At tetepare they have All fishing was done in a bannana boat about 4 feet wide and 12 feet long with a 15 hp 2 stroke. They had a bigger boat ( 6 metre tinny with 40 tohatsu) but it was used for fefrrying the local island children who were over for July school holidays.
We were there in july which is trade wind times and tetepare gets them pretty bad. They can bring in some pretty shit weather, we had 2 dead calm days , 2 days where you couldnt see your hand because it rained so much and a week of 10-15 knot se trade that was fine for fishing. I beleive that the trades stop in oct and the surf starts in november, I counted what looked to be 9 left hand point breaks over 1 1/2 hours of trolling. November there is also very little rain. I was told that febuary it often rained for 3 weeks straight. I give this place 6 stars, it is not flash, infact its very basic. It is cheap like 30 aud p/p/n including meals (you supply fish), you bring your own fuel I brought 60 litres. Bring some herbs, spices, vegetables and seasoning as they are much apreciated in this very remote corner of the sols. The food is local islander style not western style. The people are welcoming, every guest has there own personal ranger who accompanies them at all times to look after them and see if you need any thing or show you some thing , take you on a walk.
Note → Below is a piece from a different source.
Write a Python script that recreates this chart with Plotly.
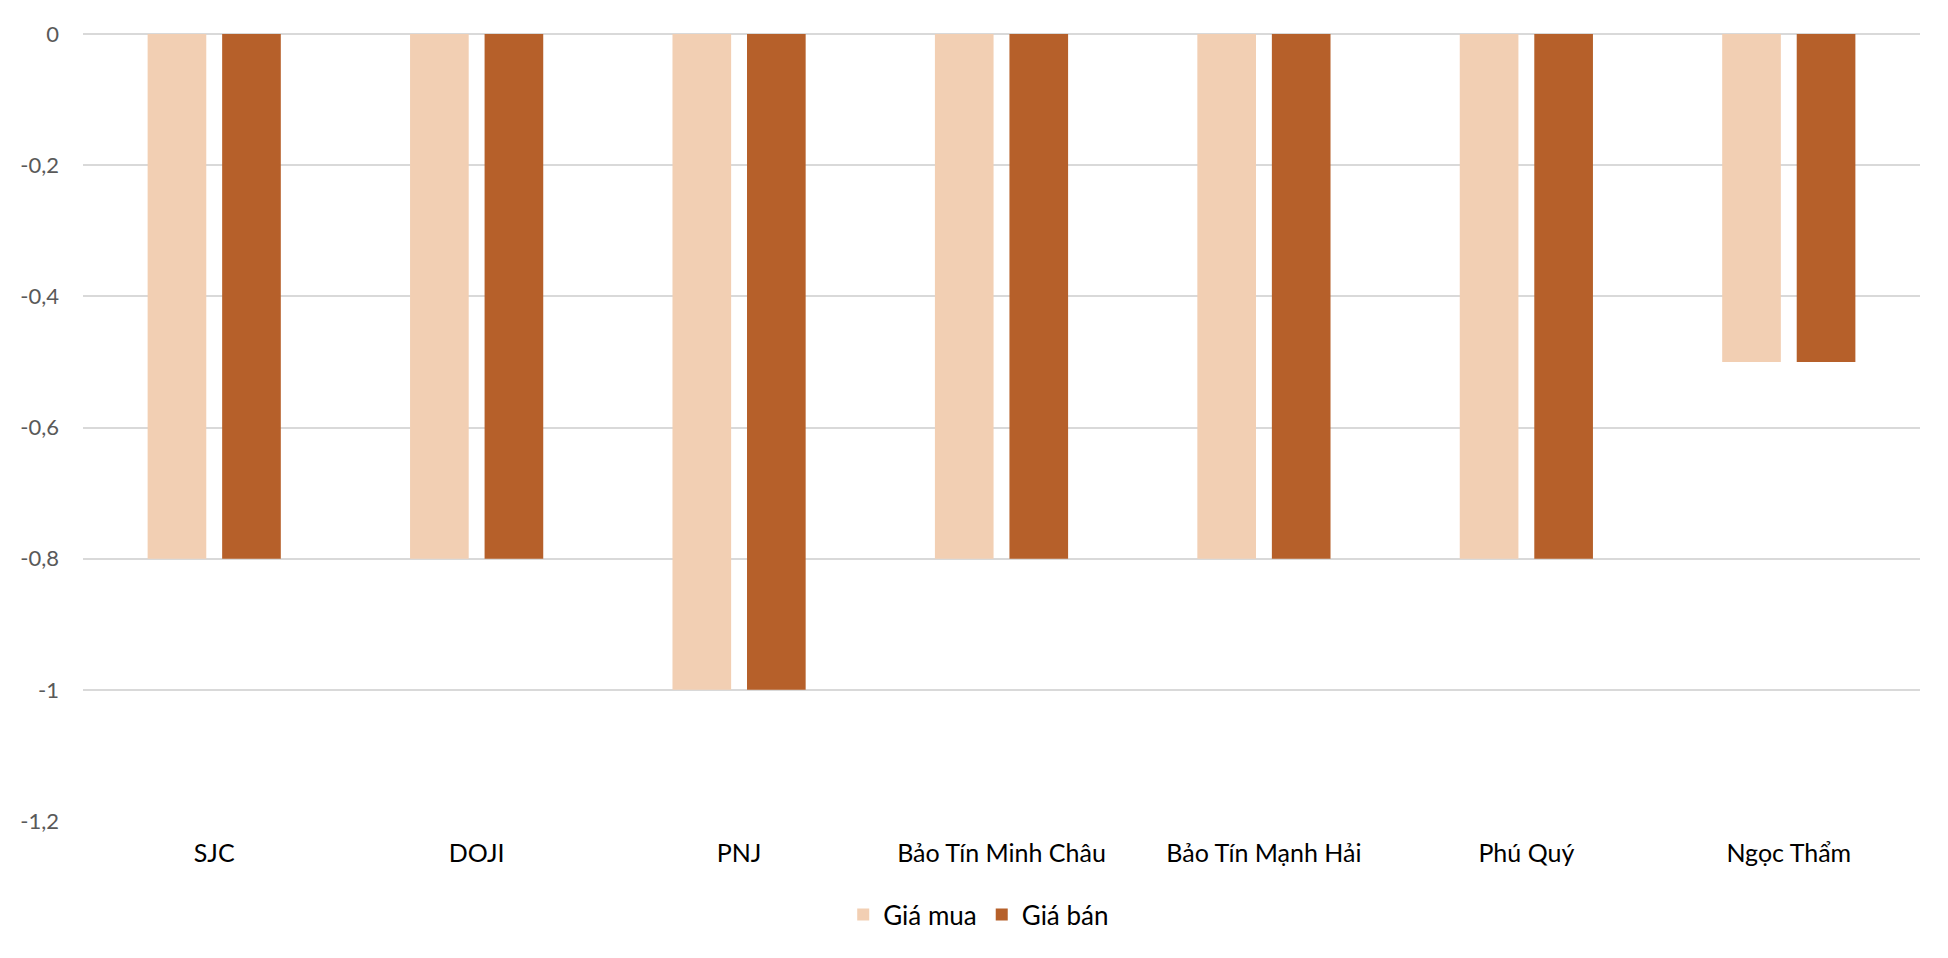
import plotly.graph_objects as go

categories = ["SJC", "DOJI", "PNJ", "Bảo Tín Minh Châu", "Bảo Tín Mạnh Hải", "Phú Quý", "Ngọc Thẩm"]
gia_mua = [-0.8, -0.8, -1.0, -0.8, -0.8, -0.8, -0.5]
gia_ban = [-0.8, -0.8, -1.0, -0.8, -0.8, -0.8, -0.5]
tick_values = [0, -0.2, -0.4, -0.6, -0.8, -1.0, -1.2]
tick_labels = ["0", "-0,2", "-0,4", "-0,6", "-0,8", "-1", "-1,2"]

FONT = "Lato"

fig = go.Figure()
fig.add_trace(go.Bar(name="Giá mua", x=categories, y=gia_mua, marker_color="#F2CFB3",
                     marker_line_width=0))
fig.add_trace(go.Bar(name="Giá bán", x=categories, y=gia_ban, marker_color="#B6602A",
                     marker_line_width=0))

fig.update_layout(
    width=1932, height=942,
    margin=dict(l=64, r=20, t=19, b=123),
    paper_bgcolor="white", plot_bgcolor="white",
    barmode="group", bargap=0.432, bargroupgap=0.213,
    font=dict(family=FONT, color="black"),
    legend=dict(orientation="h", x=0.4876, xanchor="center", y=-0.119, yanchor="middle",
                font=dict(size=26, color="black"), itemwidth=30,
                traceorder="normal"),
    xaxis=dict(showgrid=False, showline=False, ticks="", zeroline=False,
               tickfont=dict(size=25, color="black"), ticklabelstandoff=15),
    yaxis=dict(range=[-1.2, 0], tickvals=tick_values, ticktext=tick_labels,
               showgrid=True, gridcolor="#D9D9D9", gridwidth=1.5,
               zeroline=True, zerolinecolor="#D9D9D9", zerolinewidth=1.5,
               showline=False, ticks="", ticklabelstandoff=23,
               tickfont=dict(size=22, color="#595959")),
)

fig.write_html("out.html")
This is included in the tarrif. You arrive at this place at awe of the forrest and the sound of the birds as you drive past on the boat. When you leave you cant help but feel stoked that you had the chance to spend some time there. Tetepare is a 3-4 hour banana boat ride accross open water from munda. We could only contact tetepare via ships radio as they dont have a phone but it was well worth it.
plus you can catch hump headed parrot fish in 2 meters of water on poppers only 30 seconds from the wharf.